A slotback this past season for the University of Regina Rams Football Club, Rodier was due to return to Winnipeg this fall to be a receiver for the Bisons and continue his second year of university studies in science.
A reddish-haired kid who grew up to stand 6-6 tall, his father said the still-growing youth added an extra inch last year.
"He had no limits. He could do anything he set his mind to," said Chuck Rodier, who said his son was notorious for his love of sports, including years playing hockey and lacrosse.
"He was an exuberant, confident, caring, loving man... I know I had a great son. I can't think of a better gift God could have gave me."
Of course, said Rodier, there was also a tender side to the member of the 2005 national gold-medal winning Under-17 Provincial Football Team -- like a love for dressing up in goofy costumes and an enduring affection for his childhood teddy bear.
The loss of Alex Rodier, said Bison football head coach Brian Dobie, is a profound one. Dobie said Rodier had incredibly promise both on the football field and in the classroom.
Rodier was offered a scholarship to attend the University of Regina and play football, an offer that family members said he gratefully accepted.

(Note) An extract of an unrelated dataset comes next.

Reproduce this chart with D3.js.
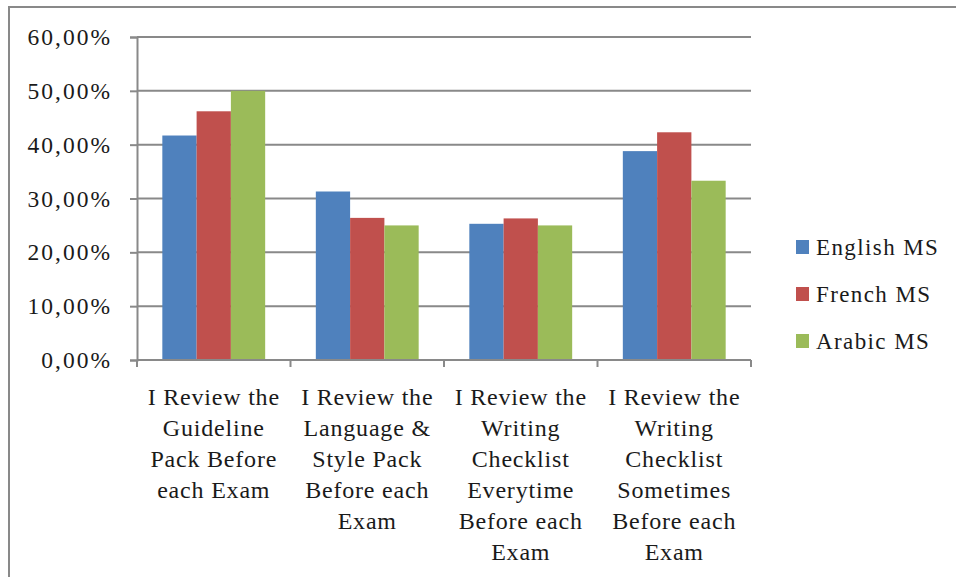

"He was smart. He was very, very coachable. He wanted to learn," said Dobie. "He was one of those young kids that kept progressing... there was no question there was a place for him here, and we were happy to have him."
Dobie said he would like players to wear a symbol honouring Rodier on their jerseys next year, like the number Rodier wore when he played for the University of Regina.
Rodier's funeral is Friday at 1 p.m. at St. Boniface Cathedral.